I am trying to implement model parallelism in a distributed cluster setting.

Let’s say I have a tensor tensor in each process and a number of operations have been performed on it (in each process independently). The tensor has a .grad_fn attached to it. Now I want to perform an all_gather. so that I create a list [tensor_1, tensor_2...tensor_n]. Then I can concatenate all those tensors using torch.cat. All the tensors in the list will lose the grad_fn property. My expectation is that process i will maintain the grad_fn for tensor_i in the list. It’s ok if all the others are lost. I want to be able to backward() after torch.cat in each process i through tensor_i. How can I achieve that? Any help is appreciated!

EDIT: I think I can just do tensor_list[dist.get_rank()] = tensor after the all_gather operation but I am not sure if there is a better way. Help?

Would it be possible to manually assign the grad_fn back to tensor_i?
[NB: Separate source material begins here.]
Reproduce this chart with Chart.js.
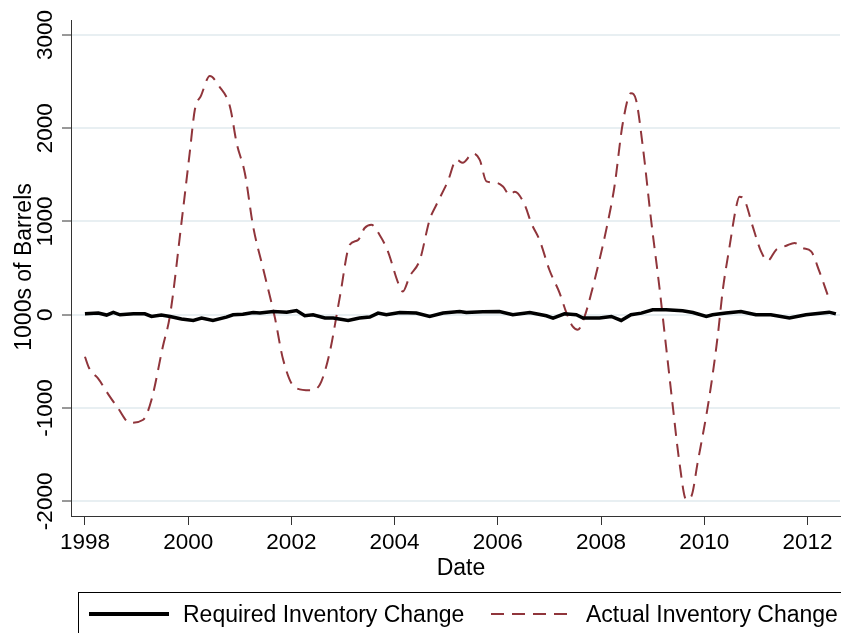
<!DOCTYPE html>
<html lang="en">
<head>
    <meta charset="UTF-8">
    <title>Inventory Change</title>
    <style>
      body {
        margin: 0;
        padding: 0;
        background-color: #ffffff;
      }
      #chartCanvas {
        display: block;
      }
    </style>
    <script src="https://cdn.jsdelivr.net/npm/chart.js"></script>
</head>
<body>
    <canvas id="chartCanvas" width="841" height="633"></canvas>

  <script>
    // series (year, 1000s of barrels)
    const requiredYears = [1998.00, 1998.26, 1998.42, 1998.55, 1998.68, 1998.94, 1999.16, 1999.29, 1999.48, 1999.65,
      1999.87, 2000.10, 2000.26, 2000.48, 2000.74, 2000.87, 2001.06, 2001.26, 2001.39, 2001.65,
      2001.91, 2002.10, 2002.26, 2002.42, 2002.65, 2002.81, 2003.10, 2003.32, 2003.52, 2003.68,
      2003.84, 2004.10, 2004.42, 2004.68, 2004.94, 2005.26, 2005.39, 2005.71, 2006.03, 2006.29,
      2006.62, 2006.94, 2007.07, 2007.29, 2007.52, 2007.65, 2007.97, 2008.20, 2008.39, 2008.58,
      2008.78, 2009.00, 2009.26, 2009.58, 2009.78, 2010.04, 2010.16, 2010.42, 2010.71, 2011.00,
      2011.29, 2011.65, 2011.97, 2012.42, 2012.55];
    const requiredValues = [10, 18, -3, 25, 0, 10, 10, -18, -3, -18,
      -46, -60, -35, -61, -25, 0, 5, 25, 18, 35,
      28, 46, -11, 0, -35, -35, -60, -35, -25, 18,
      0, 25, 18, -18, 18, 35, 25, 32, 35, 0,
      25, -11, -35, 10, 0, -35, -35, -18, -61, 0,
      18, 53, 53, 43, 25, -18, 0, 18, 35, 0,
      0, -35, 0, 28, 10];

    const actualYears = [1998.00, 1998.08, 1998.18, 1998.25, 1998.45, 1998.64, 1998.87, 1999.13, 1999.29, 1999.51,
      1999.65, 1999.87, 2000.03, 2000.13, 2000.25, 2000.42, 2000.60, 2000.81, 2000.94, 2001.10,
      2001.26, 2001.45, 2001.68, 2001.84, 2002.07, 2002.36, 2002.55, 2002.74, 2002.94, 2003.13,
      2003.29, 2003.42, 2003.55, 2003.71, 2003.87, 2004.07, 2004.16, 2004.29, 2004.49, 2004.68,
      2004.81, 2005.03, 2005.20, 2005.32, 2005.52, 2005.65, 2005.78, 2005.97, 2006.10, 2006.23,
      2006.33, 2006.52, 2006.65, 2006.81, 2007.00, 2007.20, 2007.33, 2007.45, 2007.55, 2007.68,
      2007.81, 2007.97, 2008.10, 2008.26, 2008.42, 2008.58, 2008.68, 2008.81, 2008.97, 2009.13,
      2009.26, 2009.39, 2009.52, 2009.65, 2009.75, 2009.87, 2010.10, 2010.26, 2010.36, 2010.49,
      2010.62, 2010.68, 2010.78, 2010.94, 2011.10, 2011.23, 2011.39, 2011.59, 2011.75, 2011.91,
      2012.07, 2012.23, 2012.39];
    const actualValues = [-450, -570, -640, -680, -850, -1000, -1157, -1125, -910, -340,
      0, 985, 1735, 2200, 2350, 2560, 2450, 2230, 1840, 1515,
      945, 500, -30, -480, -780, -810, -750, -410, 195, 750,
      800, 930, 965, 855, 680, 340, 250, 410, 590, 1020,
      1180, 1430, 1660, 1630, 1730, 1660, 1430, 1415, 1375, 1285,
      1320, 1180, 980, 800, 480, 230, 20, -125, -160, -20,
      230, 590, 910, 1375, 2050, 2375, 2300, 1800, 1015, 300,
      -340, -980, -1590, -1980, -1945, -1590, -875, -230, 270, 730,
      1160, 1265, 1230, 945, 680, 580, 695, 740, 770, 715,
      680, 465, 215];

    const xTicks = [1998, 2000, 2002, 2004, 2006, 2008, 2010, 2012];
    const yTicks = [-2000, -1000, 0, 1000, 2000, 3000];
    const seriesNames = ['Required Inventory Change', 'Actual Inventory Change'];
    const xTitle = 'Date';
    const yTitle = '1000s of Barrels';

    const FONT = '"Liberation Sans", Arial, Helvetica, sans-serif';
    const RED = '#90353b';

    function toPoints(xs, ys) {
      return xs.map((x, i) => ({x: x, y: ys[i]}));
    }

    // y tick labels, axis titles and the boxed legend (Stata style)
    const decor = {
      id: 'decor',
      afterDraw(chart) {
        const ctx = chart.ctx;
        const y = chart.scales.y;
        ctx.save();
        ctx.fillStyle = '#000';
        ctx.font = '22.5px ' + FONT;
        ctx.textAlign = 'center';
        ctx.textBaseline = 'alphabetic';

        yTicks.forEach(v => {
          ctx.save();
          ctx.translate(52, y.getPixelForValue(v));
          ctx.rotate(-Math.PI / 2);
          ctx.fillText(String(v), 0, 0);
          ctx.restore();
        });

        ctx.font = '23px ' + FONT;
        ctx.save();
        ctx.translate(31, 267);
        ctx.rotate(-Math.PI / 2);
        ctx.fillText(yTitle, 0, 0);
        ctx.restore();

        ctx.fillText(xTitle, 461, 575);

        // legend
        ctx.strokeStyle = '#000';
        ctx.lineWidth = 1;
        ctx.strokeRect(78.5, 592.5, 820, 100);

        ctx.beginPath();
        ctx.lineWidth = 4;
        ctx.moveTo(89, 614);
        ctx.lineTo(169, 614);
        ctx.stroke();

        ctx.beginPath();
        ctx.lineWidth = 2;
        ctx.strokeStyle = RED;
        ctx.setLineDash([13, 8]);
        ctx.moveTo(491, 614);
        ctx.lineTo(572, 614);
        ctx.stroke();
        ctx.setLineDash([]);

        ctx.textAlign = 'left';
        ctx.fillText(seriesNames[0], 183, 622);
        ctx.fillText(seriesNames[1], 586, 622);
        ctx.restore();
      }
    };

    new Chart(document.getElementById('chartCanvas'), {
      type: 'line',
      data: {
        datasets: [{
          label: seriesNames[0],
          data: toPoints(requiredYears, requiredValues),
          borderColor: '#000',
          borderWidth: 3.5,
          pointRadius: 0,
          tension: 0
        }, {
          label: seriesNames[1],
          data: toPoints(actualYears, actualValues),
          borderColor: RED,
          borderWidth: 2,
          borderDash: [13, 8],
          pointRadius: 0,
          cubicInterpolationMode: 'monotone'
        }]
      },
      options: {
        responsive: false,
        animation: false,
        layout: { padding: { top: 20, right: 1, left: 0, bottom: 0 } },
        plugins: {
          legend: { display: false },
          tooltip: { enabled: false }
        },
        scales: {
          x: {
            type: 'linear',
            min: 1997.73,
            max: 2012.63,
            afterBuildTicks: s => { s.ticks = xTicks.map(v => ({value: v})); },
            afterFit: s => { s.height = 117; },
            grid: {
              display: true,
              drawOnChartArea: false,
              drawTicks: true,
              tickLength: 9,
              tickColor: '#333',
              lineWidth: 1
            },
            border: { display: true, color: '#333', width: 1 },
            ticks: {
              color: '#000',
              font: { family: FONT, size: 22.5 },
              padding: 4,
              maxRotation: 0,
              callback: v => String(v)
            }
          },
          y: {
            min: -2157,
            max: 3160,
            afterBuildTicks: s => { s.ticks = yTicks.map(v => ({value: v})); },
            afterFit: s => { s.width = 71; },
            grid: {
              color: '#e8eff2',
              lineWidth: 2,
              tickLength: 9,
              tickColor: '#333',
              tickWidth: 1
            },
            border: { display: true, color: '#333', width: 1 },
            ticks: { display: false }
          }
        }
      },
      plugins: [decor]
    });
  </script>
</body>
</html>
I don’t think it’s a good idea to retain gradient functions on output tensors of collective functions. If anything, it would give an expectation of this working well out of the box, which is not the case. I think a better solution would be to stitch things together with torch.autograd.grad yourself, before and after the collectives.

Do you have any idea? Do you want to calculate tensor_i in different process but accumulate between the processes so the loss will be attained by all the tensor_i?

That’s really cool! Thanks for your sharing!
While I am not sure how the package works and whether it can be applied to such problem:

for iteration, data0, data1 in enumerate(data_loader, start_iter):
tensor = model(data0)
synchronize()
tensors = dist.all_gather(tensor)
loss = model(data1, tensors)

So in each process different data0 will generates a tensor, and the gathered tensors will be used for further training. Since ‘all_gather’ cannot preserve the ‘grad_fn’, can you give me some advice to solve it?
Thanks a lot.

Yes the package can do that. However, tensor needs to be of same shape and size in all processes. Then you can do something like:

for iteration, data0, data1 in enumerate(data_loader, start_iter):
tensor = model(data0)
synchronize() # You probably do not need this since all_gather will force a sync
gather_list = [torch.empty_like(tensor) for i in range(dist.get_world_size())]
gather_list = diffdist.functional.all_gather(gather_list, tensor)
loss = model(data1, gather_list)

Keep in mind though that all_gather is not very fast because its backprop involves running dist.reduce multiple times. When pytorch adds support for reduce_scatter, I will update the package to speed up the backprop.

Thank you so much for your help.
I tried the code, but the gather_list after diffdist.functional.all_gather(gather_list, tensor) also doesn’t contain each tensor’s grad_fn.

I found there is a parameter self.next_backprop in your code, do I need to set it? Sorry to bother you again.

Thank you again. one final question, I write a simple example to see how the grad_fn works:

# in each process:
a = torch.tensor([1.0, 3.0], requires_grad=True).cuda()
b = a + 2 * dist.get_rank()
# gather
bs = [torch.empty_like(b) for i in range(dist.get_world_size())]
bs = diffdist.functional.all_gather(bs, b)
# loss backward
loss = (torch.cat(bs) * torch.cat(bs)).mean()
loss.backward()
print(a.grad)

I think a should has its gradient? But currently it is None. I am a little bit lost.

You are right it seems to be working for CPU but not for CUDA for some reason. I will investigate a bit more. Feel free to open a pull request if you find the problem

I found the problem. The package is working fine. The problem is that when you set requires_grad=True you set it on the CPU version of a. Then you called cuda() which created another node in the graph. Gradient will pass through the GPU tensor a and then be accumulated to the CPU version of the tensor since that is the one that has requires_grad set to true. What you should do is torch.tensor([1.0, 3.0], requires_grad=True, device='cuda'). In a realistic scenario with normal training this won’t be a problem.

I tried your advice and then applied to my own model, it works! Thank you for your help. Actually I don’t know how do you implement your model parallelism, here I use distributeddataparallel in pytorch to distribute the model to different gpus of one node. So based on my experiment, I think maybe your work can also solve the distributed gpu grad_fn gathering problem? like in Will "dist.all_gather" break the auto gradient graph?. Thank you again.

Yes it seems that diffdist can handle that case. Of course different processes will have different computational graphs but with diffdist some nodes are inserted in the graph that will cause them to sync and communicate with each other. For example, doing a Send operation will cause a Recv to be called during backward in order to receive the gradient.